If you’re arrested on your green card and do end up with a conviction, it’s possible that your right to renew your green card could be affected. Even in cases where you’re not convicted, an arrest itself may be enough to put your green card at risk, since that arrest can show up on your criminal background check.

Will an arrest stop you from renewing a green card?

If you already have a green card and need to renew it, don’t delay just because of an arrest record. You always have to carry an unexpired green card, so failing to renew it will cause more trouble for you.

Usually, an arrest won’t lead to deportation or problems with your green card, but there are some cases in which a green card might be refused. Some might include if the arrest is for an aggravated felony, a firearms offense or for two deportable crimes. While you might not have your green card denied right away or be deported immediately, there is a risk that these offenses could throw up a red flag to the U.S. Citizenship and Immigration Services.

Do you need to work with an attorney if you have a criminal record?

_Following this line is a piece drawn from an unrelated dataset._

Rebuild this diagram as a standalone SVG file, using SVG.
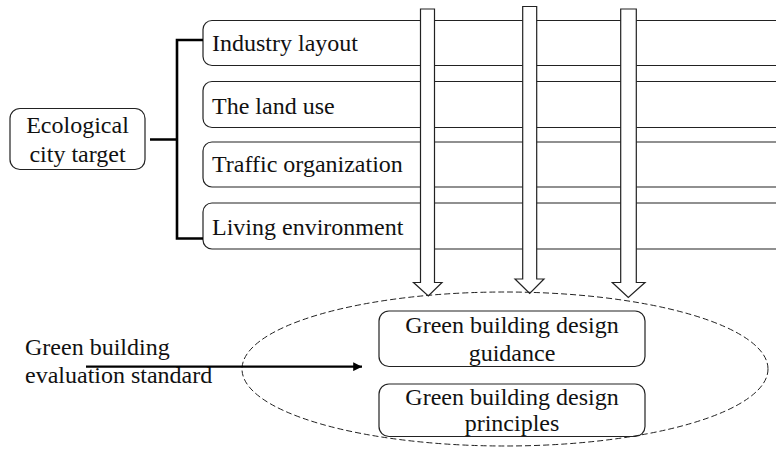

If you have an offense on your record, it’s not a bad idea to have a discussion with an immigration attorney about how that record might influence your ability to renew your green card. In some cases, you might have the option to expunge your record or get a waiver to help make sure your green card will be renewed without a problem. In other cases, having someone on your side can help you if you need to go to a hearing or appeal a green card denial by the USCIS. You need to know your rights and how to respond if your right to stay in the U.S. is at risk.